At the very beginning, when I’m writing in my notebook, I can be anywhere. It might seem strange to see someone using a notebook and surreptitiously jotting down thoughts in some random place, in the afternoon. I love afternoons. Then, when it comes to the real writing, I prefer to be in the same place, for it to be morning and to be alone. I never managed to get a ‘room of my own’, so I write in the living room when my family isn’t there. I used to smoke a lot, but I don’t anymore, I’ve found that if the story grabs hold of you, you don’t need anything else around you: coffee, cigarettes, nuts. Your only goal is to not lose the flow of the language.
What was the experience of working with the book’s translator, Angela Rodel, like? How closely did you work together on the English edition? Did you offer any specific guidance or advice? Were there any surprising moments during your collaboration, or joyful moments, or challenges?
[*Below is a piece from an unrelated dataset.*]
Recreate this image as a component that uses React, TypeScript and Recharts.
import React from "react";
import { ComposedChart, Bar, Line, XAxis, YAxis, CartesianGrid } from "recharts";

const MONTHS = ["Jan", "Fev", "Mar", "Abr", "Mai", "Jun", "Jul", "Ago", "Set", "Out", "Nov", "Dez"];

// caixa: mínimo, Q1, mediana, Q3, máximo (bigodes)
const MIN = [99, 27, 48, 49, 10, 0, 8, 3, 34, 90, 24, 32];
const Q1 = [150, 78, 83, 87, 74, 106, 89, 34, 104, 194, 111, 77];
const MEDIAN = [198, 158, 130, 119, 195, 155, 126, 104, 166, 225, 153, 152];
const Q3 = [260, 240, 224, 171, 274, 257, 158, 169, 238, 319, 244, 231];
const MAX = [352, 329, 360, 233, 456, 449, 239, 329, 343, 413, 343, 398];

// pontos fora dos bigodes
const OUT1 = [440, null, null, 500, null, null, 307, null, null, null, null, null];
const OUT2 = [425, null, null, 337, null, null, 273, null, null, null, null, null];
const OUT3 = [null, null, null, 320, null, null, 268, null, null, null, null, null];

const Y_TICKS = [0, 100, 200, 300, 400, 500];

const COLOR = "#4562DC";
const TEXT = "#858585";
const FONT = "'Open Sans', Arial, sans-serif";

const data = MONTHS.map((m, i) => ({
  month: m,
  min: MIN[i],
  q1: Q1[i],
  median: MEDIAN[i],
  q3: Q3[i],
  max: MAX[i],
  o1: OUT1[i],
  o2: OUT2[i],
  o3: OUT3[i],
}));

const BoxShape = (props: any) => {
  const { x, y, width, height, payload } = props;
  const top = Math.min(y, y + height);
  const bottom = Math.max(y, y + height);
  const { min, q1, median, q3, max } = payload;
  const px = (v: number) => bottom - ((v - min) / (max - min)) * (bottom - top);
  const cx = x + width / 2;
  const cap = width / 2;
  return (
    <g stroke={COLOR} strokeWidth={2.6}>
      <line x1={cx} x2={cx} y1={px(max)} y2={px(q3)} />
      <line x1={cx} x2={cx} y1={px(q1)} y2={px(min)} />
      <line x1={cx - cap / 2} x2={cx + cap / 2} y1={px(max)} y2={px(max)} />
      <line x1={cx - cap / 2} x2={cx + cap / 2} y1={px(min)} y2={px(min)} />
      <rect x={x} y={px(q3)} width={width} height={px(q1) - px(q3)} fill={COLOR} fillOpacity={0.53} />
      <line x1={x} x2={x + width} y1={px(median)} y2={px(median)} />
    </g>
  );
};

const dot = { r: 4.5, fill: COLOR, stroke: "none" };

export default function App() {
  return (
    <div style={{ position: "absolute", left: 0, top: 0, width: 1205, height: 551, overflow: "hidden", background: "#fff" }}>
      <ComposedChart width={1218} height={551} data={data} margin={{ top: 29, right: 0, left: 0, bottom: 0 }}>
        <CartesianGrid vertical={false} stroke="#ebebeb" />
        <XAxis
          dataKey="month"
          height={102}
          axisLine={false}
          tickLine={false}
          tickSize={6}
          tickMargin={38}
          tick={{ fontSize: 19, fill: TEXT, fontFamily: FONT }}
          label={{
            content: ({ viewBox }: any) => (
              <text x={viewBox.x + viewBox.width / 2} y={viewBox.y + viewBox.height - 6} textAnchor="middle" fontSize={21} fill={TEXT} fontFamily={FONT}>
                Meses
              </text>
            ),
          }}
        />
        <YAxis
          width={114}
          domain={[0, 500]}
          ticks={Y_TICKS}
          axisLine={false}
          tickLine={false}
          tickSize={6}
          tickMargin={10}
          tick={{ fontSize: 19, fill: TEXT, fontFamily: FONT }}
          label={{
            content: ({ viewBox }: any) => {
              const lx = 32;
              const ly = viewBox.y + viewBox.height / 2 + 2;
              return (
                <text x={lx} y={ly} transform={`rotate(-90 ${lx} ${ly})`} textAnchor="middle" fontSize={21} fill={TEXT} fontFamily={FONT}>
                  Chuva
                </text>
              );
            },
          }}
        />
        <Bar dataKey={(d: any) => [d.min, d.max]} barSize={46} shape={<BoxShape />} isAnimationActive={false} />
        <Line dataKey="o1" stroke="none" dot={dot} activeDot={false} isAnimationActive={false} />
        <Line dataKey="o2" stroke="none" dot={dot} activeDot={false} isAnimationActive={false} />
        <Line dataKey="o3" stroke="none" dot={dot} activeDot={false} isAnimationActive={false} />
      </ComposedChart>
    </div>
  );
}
I love working directly with my translators, getting their questions and answering them. I’m always suspicious of translators who have no questions about the text. I know I’ve left a lot of traps in my writing; references, quotes, allusions. As an author for whom language itself is paramount, I suspect my books are not at all easy to translate. I think Angela Rodel did truly impressive work with her translation, because she often had to translate not only the text itself, but the context of all the stories inside the novel. The novel plays with the reenactment of different decades of the twentieth century, and there are many subtle places where the slang of a given era must also ring true. In this new construction of the past, different layers of language and memory are activated. How can the past be translated at all, personally and collectively? And how can nationalist kitsch be translated for the different countries in the novel?
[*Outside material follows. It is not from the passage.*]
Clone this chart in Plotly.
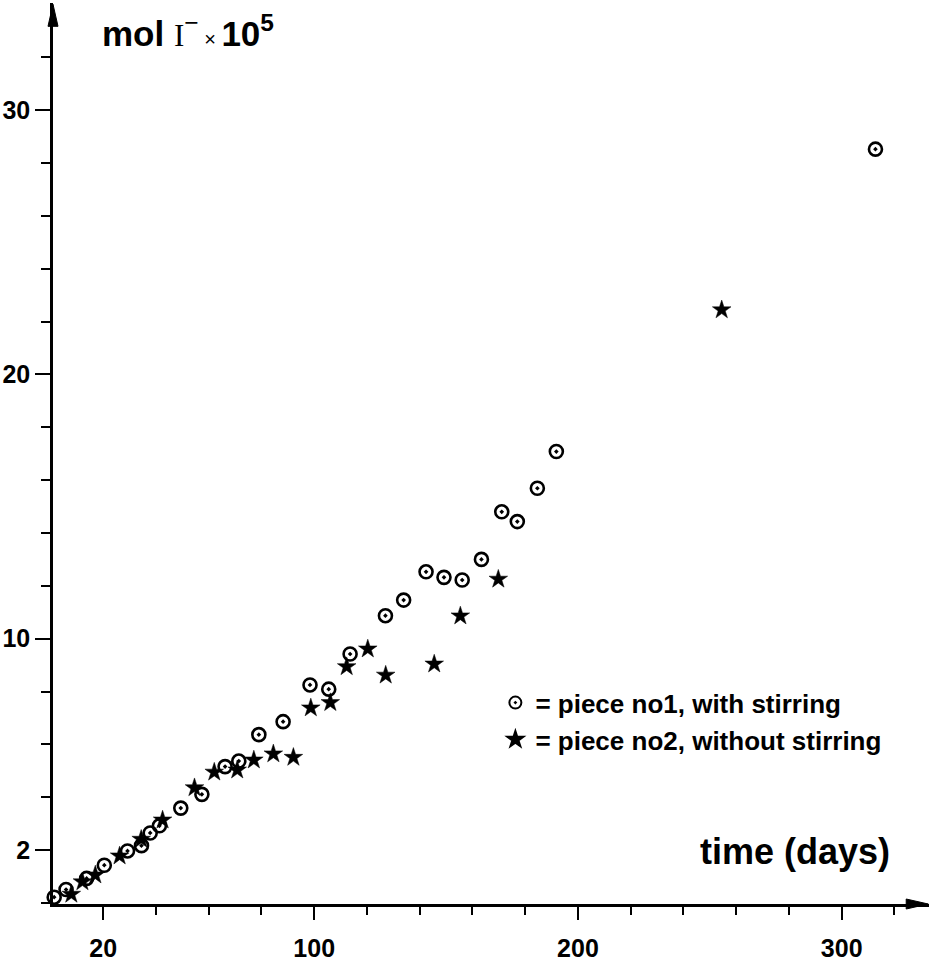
import plotly.graph_objects as go

# ---- data ----
days_stirring = [1.4, 5.9, 13.7, 20.4, 29.2, 34.5, 37.8, 41.3, 49.4, 57.4, 66.2, 71.4,
                 79.0, 88.2, 98.4, 105.5, 113.6, 127.0, 133.9, 142.4, 149.2, 156.1,
                 163.4, 171.1, 177.0, 184.6, 191.8, 312.8]
mol_stirring = [0.22, 0.51, 0.93, 1.43, 1.97, 2.17, 2.65, 2.92, 3.59, 4.11, 5.16, 5.37,
                6.37, 6.86, 8.25, 8.09, 9.42, 10.87, 11.46, 12.53, 12.32, 12.22,
                13.00, 14.80, 14.43, 15.69, 17.08, 28.52]

days_nostir = [7.9, 12.1, 17.0, 26.2, 34.4, 42.5, 54.6, 62.1, 70.8, 77.1, 84.5, 92.1,
               98.7, 106.1, 112.3, 120.3, 127.1, 145.5, 155.4, 169.8, 254.5]
mol_nostir = [0.33, 0.80, 1.06, 1.78, 2.41, 3.14, 4.36, 4.95, 5.03, 5.41, 5.64, 5.51,
              7.38, 7.58, 8.94, 9.61, 8.62, 9.04, 10.86, 12.25, 22.44]

x_tickvals = [20, 100, 200, 300]
x_ticktext = ["20", "100", "200", "300"]
x_minor_ticks = list(range(0, 321, 20))
y_tickvals = [2, 10, 20, 30]
y_ticktext = ["2", "10", "20", "30"]
y_minor_ticks = list(range(0, 33, 2))

name_stirring = "= piece no1, with stirring"
name_nostir = "= piece no2, without stirring"

FONT = "Liberation Sans, Arial, sans-serif"

X0, X1 = 0.95, 333.1
Y0, Y1 = -0.038, 34.05
PLOT_W, PLOT_H = 876, 901

fig = go.Figure()
fig.add_trace(go.Scatter(
    x=days_stirring, y=mol_stirring, mode="markers", name=name_stirring,
    marker=dict(symbol="circle-open-dot", size=13, color="black",
                line=dict(width=2.6, color="black")),
    cliponaxis=False))
fig.add_trace(go.Scatter(
    x=days_nostir, y=mol_nostir, mode="markers", name=name_nostir,
    marker=dict(symbol="star", size=14, color="black",
                line=dict(width=0.5, color="black")),
    cliponaxis=False))

fig.update_layout(
    width=929, height=966,
    margin=dict(l=53, r=0, t=3, b=62),
    paper_bgcolor="white", plot_bgcolor="white",
    font=dict(family=FONT, color="black"),
    showlegend=True,
    legend=dict(x=0.505, y=0.2495, xanchor="left", yanchor="top",
                font=dict(size=26, family=FONT, color="black", weight="bold"),
                bgcolor="rgba(0,0,0,0)", tracegroupgap=2, itemsizing="constant"),
    xaxis=dict(range=[X0, X1], showgrid=False, zeroline=False,
               showline=True, linecolor="black", linewidth=2.5,
               tickmode="array", tickvals=x_tickvals, ticktext=x_ticktext,
               ticks="outside", ticklen=13, tickwidth=2, tickcolor="black",
               ticklabelstandoff=7,
               tickfont=dict(size=25, family=FONT, color="black", weight="bold"),
               minor=dict(tickmode="array", tickvals=x_minor_ticks, ticks="outside",
                          ticklen=8, tickwidth=2, tickcolor="black")),
    yaxis=dict(range=[Y0, Y1], showgrid=False, zeroline=False,
               showline=True, linecolor="black", linewidth=2.5,
               tickmode="array", tickvals=y_tickvals, ticktext=y_ticktext,
               ticks="outside", ticklen=15, tickwidth=2, tickcolor="black",
               ticklabelstandoff=0,
               tickfont=dict(size=25, family=FONT, color="black", weight="bold"),
               minor=dict(tickmode="array", tickvals=y_minor_ticks, ticks="outside",
                          ticklen=9, tickwidth=2, tickcolor="black")),
)

# axis arrowheads (slender triangles at the axis ends, paper coordinates so not clipped)
head_len, head_half = 22, 5
ax_tip = (332.8 - X0) / (X1 - X0)
fig.add_shape(type="path", xref="paper", yref="paper", fillcolor="black",
              line=dict(color="black", width=1),
              path=(f"M {ax_tip} 0 L {ax_tip - head_len / PLOT_W} {head_half / PLOT_H} "
                    f"L {ax_tip - head_len / PLOT_W} {-head_half / PLOT_H} Z"))
ay_tip = (34.0 - Y0) / (Y1 - Y0)
fig.add_shape(type="path", xref="paper", yref="paper", fillcolor="black",
              line=dict(color="black", width=1),
              path=(f"M 0 {ay_tip} L {-head_half / PLOT_W} {ay_tip - head_len / PLOT_H} "
                    f"L {head_half / PLOT_W} {ay_tip - head_len / PLOT_H} Z"))

# axis titles
fig.add_annotation(
    x=18.8, y=33.0, xref="x", yref="y", xanchor="left", yanchor="middle",
    showarrow=False,
    text=("<b>mol </b><span style='font-family:Liberation Serif;font-size:31px'>I</span>"
          "<sup>−</sup><span style='font-size:20px'> × </span><b>10<sup>5</sup></b>"),
    font=dict(size=35, family=FONT, color="black"))
fig.add_annotation(
    x=319.2, y=1.93, xref="x", yref="y", xanchor="right", yanchor="middle",
    showarrow=False, text="<b>time (days)</b>",
    font=dict(size=36, family=FONT, color="black"))

fig.write_html("out.html")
I recall that English was happily indulgent towards the title, which is a neologism. In French, Spanish and Danish the play on ‘bomb shelter’ didn’t work as well. Another problem was with the direct speech, which in the original is not marked as direct speech. In Bulgarian it’s somewhat easier to follow, but in English not so much. We also had a long discussion with the editor about whether to mark speech with quotation marks or follow the logic of the original. We decided to risk it, hence Angela had the difficult task of translating the two voices – Gaustin’s and the narrator’s, which run in parallel, like two threads, intertwining and separating. This blending and diverging of voices is logically important to the novel, so I’m glad we kept the original approach to the speech.
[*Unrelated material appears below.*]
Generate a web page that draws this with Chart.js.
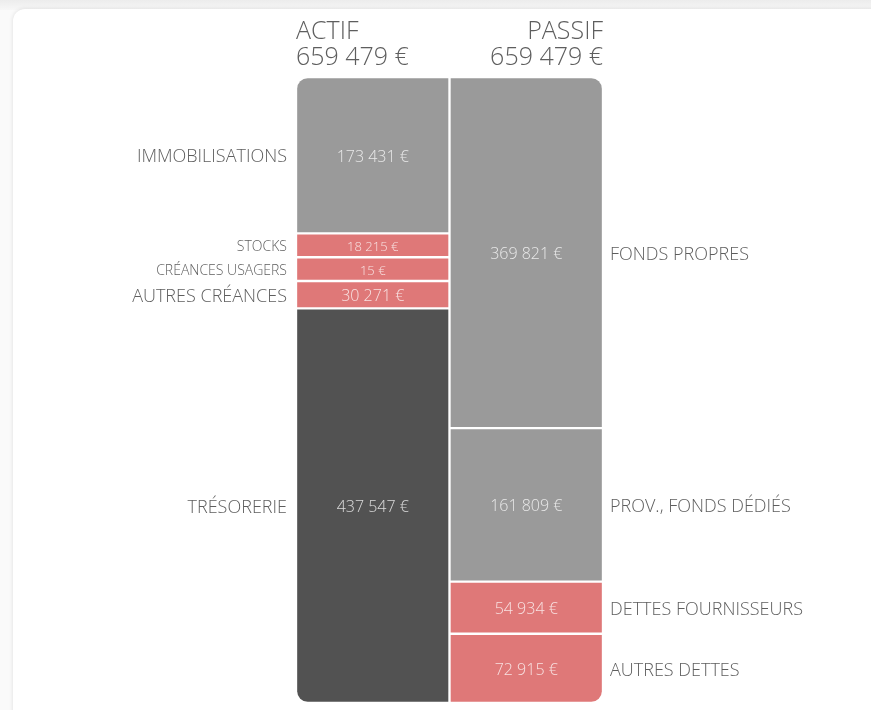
<!DOCTYPE html>
<html>
<head>
<meta charset="utf-8">
<script src="https://cdn.jsdelivr.net/npm/chart.js@4.4.1/dist/chart.umd.min.js"></script>
<style>
  html, body { margin: 0; padding: 0; background: #fafafa; }
  body { width: 871px; height: 710px; overflow: hidden; position: relative; }
  .strip { position: absolute; left: 0; top: 0; width: 871px; height: 10px;
           background: linear-gradient(#ececec, #f7f7f7); }
  .card { position: absolute; left: 13px; top: 9px; width: 900px; height: 740px;
          background: #fff; border-radius: 12px; box-shadow: 0 0 4px rgba(0,0,0,0.12); }
  #bilan { position: absolute; left: 0; top: 0; }
</style>
</head>
<body>
<div class="strip"></div>
<div class="card"></div>
<canvas id="bilan" width="871" height="710"></canvas>
<script>
const categories = ['ACTIF', 'PASSIF'];
const totals = [659479, 659479];

const actifLabels = ['IMMOBILISATIONS', 'STOCKS', 'CRÉANCES USAGERS', 'AUTRES CRÉANCES', 'TRÉSORERIE'];
const actifValues = [173431, 18215, 15, 30271, 437547];

const passifLabels = ['FONDS PROPRES', 'PROV., FONDS DÉDIÉS', 'DETTES FOURNISSEURS', 'AUTRES DETTES'];
const passifValues = [369821, 161809, 54934, 72915];

// styles
const GREY = '#9a9a9a', DARK = '#525252', PINK = '#df7878';
const actifColors = [GREY, PINK, PINK, PINK, DARK];
const passifColors = [GREY, GREY, PINK, PINK];
const actifLabelSize = [18, 14, 14, 18, 18];
const actifValueSize = [16, 13, 13, 16, 16];
const passifLabelSize = [18, 18, 18, 18];
const passifValueSize = [16, 16, 16, 16];

// tiny segments get a minimum height so their label stays readable
const minShare = 0.04;
function segmentSizes(values, total) {
  const floor = total * minShare;
  const raised = values.map(v => Math.max(v, floor));
  const sum = raised.reduce((a, b) => a + b, 0);
  return raised.map(v => v * total / sum);
}

function euro(v) {
  return String(v).replace(/\B(?=(\d{3})+(?!\d))/g, ' ') + ' €';
}

const FONT = "'Open Sans', 'Noto Sans', sans-serif";
const R = 12;

const datasets = [];
segmentSizes(actifValues, totals[0]).forEach((s, i) => {
  datasets.push({
    label: actifLabels[i],
    data: [s, null],
    realValue: actifValues[i],
    side: 0,
    labelSize: actifLabelSize[i],
    valueSize: actifValueSize[i],
    backgroundColor: actifColors[i],
    borderRadius: {
      topLeft: i === 0 ? R : 0, topRight: 0,
      bottomLeft: i === actifValues.length - 1 ? R : 0, bottomRight: 0
    }
  });
});
segmentSizes(passifValues, totals[1]).forEach((s, i) => {
  datasets.push({
    label: passifLabels[i],
    data: [null, s],
    realValue: passifValues[i],
    side: 1,
    labelSize: passifLabelSize[i],
    valueSize: passifValueSize[i],
    backgroundColor: passifColors[i],
    borderRadius: {
      topLeft: 0, topRight: i === 0 ? R : 0,
      bottomLeft: 0, bottomRight: i === passifValues.length - 1 ? R : 0
    }
  });
});

const bilanText = {
  id: 'bilanText',
  afterDatasetsDraw(chart) {
    const ctx = chart.ctx;
    ctx.save();
    chart.data.datasets.forEach((ds, di) => {
      const bar = chart.getDatasetMeta(di).data[ds.side];
      if (!bar) return;
      const p = bar.getProps(['x', 'y', 'base', 'width'], true);
      const cy = (p.y + p.base) / 2 + 2;
      ctx.textBaseline = 'middle';
      ctx.fillStyle = 'rgba(255,255,255,0.78)';
      ctx.textAlign = 'center';
      ctx.font = `300 ${ds.valueSize}px ${FONT}`;
      ctx.fillText(euro(ds.realValue), p.x, cy);
      ctx.fillStyle = '#5e5e5e';
      ctx.font = `300 ${ds.labelSize}px ${FONT}`;
      if (ds.side === 0) {
        ctx.textAlign = 'right';
        ctx.fillText(ds.label, p.x - p.width / 2 - 9, cy);
      } else {
        ctx.textAlign = 'left';
        ctx.fillText(ds.label, p.x + p.width / 2 + 7, cy);
      }
    });
    // column headers
    const xs = chart.scales.x;
    const half = (xs.getPixelForValue(1) - xs.getPixelForValue(0)) / 2;
    ctx.fillStyle = '#5e5e5e';
    ctx.font = `300 25px ${FONT}`;
    ctx.textBaseline = 'alphabetic';
    ctx.textAlign = 'left';
    ctx.fillText(categories[0], xs.getPixelForValue(0) - half, 39);
    ctx.fillText(euro(totals[0]), xs.getPixelForValue(0) - half, 65);
    ctx.textAlign = 'right';
    ctx.fillText(categories[1], xs.getPixelForValue(1) + half, 39);
    ctx.fillText(euro(totals[1]), xs.getPixelForValue(1) + half, 65);
    ctx.restore();
  }
};

new Chart(document.getElementById('bilan'), {
  type: 'bar',
  data: { labels: categories, datasets: datasets },
  options: {
    responsive: false,
    animation: false,
    layout: { padding: { left: 296, right: 268, top: 77, bottom: 7 } },
    datasets: {
      bar: {
        categoryPercentage: 1,
        barPercentage: 1,
        borderColor: '#ffffff',
        borderWidth: 1.5,
        borderSkipped: false,
        skipNull: true
      }
    },
    plugins: {
      legend: { display: false },
      tooltip: { enabled: false },
      title: { display: false }
    },
    scales: {
      x: { stacked: true, display: false },
      y: { stacked: true, display: false, reverse: true, min: 0, max: totals[0] }
    }
  },
  plugins: [bilanText]
});
</script>
</body>
</html>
Why do you feel it’s important for us to celebrate translated fiction?
Let me put it simply. When we have ears and eyes (and a translation) for the story of the Other, when we hear and read it, they become a person like us. Storytelling generates empathy. It saves the world. Especially a world like the one we live in today. We write to postpone the end of the world. And the end of the world is a very personal thing. It happens in different languages. Translation gives us the sense that we are working towards this postponement together. It gives us the sense that in my Bulgarian story of sadness and anxiety, in someone else’s Peruvian story, for example, and in your English story, we are hurting in a very similar, human way. There is no other way to tame that pain and respond to it than to tell it. And the more languages we tell it in, the better.
If you had to choose three works of fiction that have inspired your career the most, what would they be and why?
My grandmother’s stories that I listened to as a child. Stories that blended fiction and reality, with no clear end to one and beginning to another. Stories that had voices and whispers, and miracles at the end. Plus, the characters lived in the same village as us. Then there was the first Andersen story I read on my own, ‘The Little Match Girl’, and the magnifying glass of the tears through which I opened that story each time. I don’t trust writers or storytellers who haven’t cried when reading that story. Over the theme of death and childhood there. I think it influenced my writing afterwards – as well as my character Gaustine, who says, ‘There is only childhood and death, and nothing in between.’ And third, I’ll point to two works that are key to Time Shelter and to the theme of time and memory in general: Thomas Mann’s The Magic Mountain and Borges’ Funes the Memorious. I find Mann increasingly important, a kind of Einstein of literary and historical time. Whereas with Borges, you get the private hell of memory, though I’ve always dreamed of having such a super-memory for all perishable things, a memory of clouds and dogs at three in the afternoon.